## DATA EXCERPT:
────

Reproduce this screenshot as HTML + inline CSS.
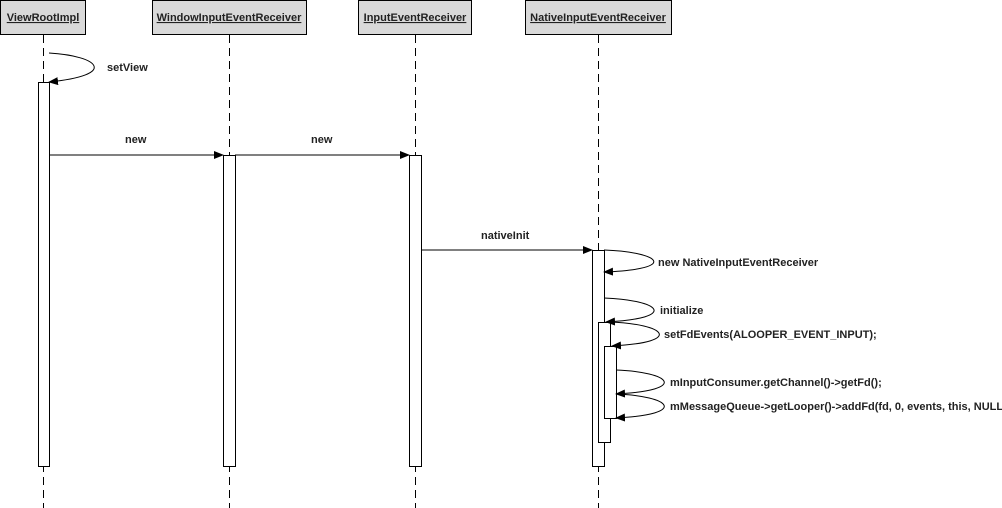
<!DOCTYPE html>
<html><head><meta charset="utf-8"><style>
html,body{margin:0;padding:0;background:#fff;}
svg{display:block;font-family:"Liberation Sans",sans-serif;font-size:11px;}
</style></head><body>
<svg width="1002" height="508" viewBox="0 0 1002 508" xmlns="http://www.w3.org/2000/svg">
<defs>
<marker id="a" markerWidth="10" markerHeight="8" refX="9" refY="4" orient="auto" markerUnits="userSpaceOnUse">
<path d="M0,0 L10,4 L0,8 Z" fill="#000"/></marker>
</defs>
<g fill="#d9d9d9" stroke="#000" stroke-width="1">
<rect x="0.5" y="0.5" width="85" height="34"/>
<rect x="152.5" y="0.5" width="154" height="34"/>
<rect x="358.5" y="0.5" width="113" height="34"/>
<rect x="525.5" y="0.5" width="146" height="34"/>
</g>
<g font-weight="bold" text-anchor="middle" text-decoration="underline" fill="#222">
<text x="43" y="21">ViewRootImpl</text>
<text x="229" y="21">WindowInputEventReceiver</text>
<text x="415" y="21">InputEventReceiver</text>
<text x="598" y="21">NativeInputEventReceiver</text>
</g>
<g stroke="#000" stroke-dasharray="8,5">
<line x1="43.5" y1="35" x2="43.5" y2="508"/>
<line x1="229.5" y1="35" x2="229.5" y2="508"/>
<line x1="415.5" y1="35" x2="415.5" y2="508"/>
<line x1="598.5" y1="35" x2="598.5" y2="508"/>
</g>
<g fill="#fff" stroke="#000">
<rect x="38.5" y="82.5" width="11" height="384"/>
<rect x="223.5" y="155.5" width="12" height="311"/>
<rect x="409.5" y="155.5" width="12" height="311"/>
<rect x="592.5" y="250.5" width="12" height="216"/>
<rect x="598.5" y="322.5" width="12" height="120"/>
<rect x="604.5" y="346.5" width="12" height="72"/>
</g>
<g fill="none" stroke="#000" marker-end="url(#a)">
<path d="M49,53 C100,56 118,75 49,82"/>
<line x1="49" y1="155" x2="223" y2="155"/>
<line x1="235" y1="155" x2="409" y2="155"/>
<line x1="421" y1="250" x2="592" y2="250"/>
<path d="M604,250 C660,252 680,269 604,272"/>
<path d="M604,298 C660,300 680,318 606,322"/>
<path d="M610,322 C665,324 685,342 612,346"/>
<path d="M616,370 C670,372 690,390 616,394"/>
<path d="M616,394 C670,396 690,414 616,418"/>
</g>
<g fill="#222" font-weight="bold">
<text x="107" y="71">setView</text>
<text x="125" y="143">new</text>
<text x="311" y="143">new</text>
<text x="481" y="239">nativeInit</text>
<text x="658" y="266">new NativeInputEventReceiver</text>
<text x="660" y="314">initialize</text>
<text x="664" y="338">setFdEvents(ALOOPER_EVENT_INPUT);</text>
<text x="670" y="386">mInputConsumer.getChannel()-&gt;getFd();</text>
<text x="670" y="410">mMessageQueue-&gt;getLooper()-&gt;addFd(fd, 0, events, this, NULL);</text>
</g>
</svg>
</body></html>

────

## WHAT YOU WILL DO:
Identify the lines of the data that contain the word "this". Copy each of them.

## OUTPUT OF THE EXERCISE:
Reproduce this screenshot as HTML + inline CSS.
<text x="670" y="410">mMessageQueue-&gt;getLooper()-&gt;addFd(fd, 0, events, this, NULL);</text>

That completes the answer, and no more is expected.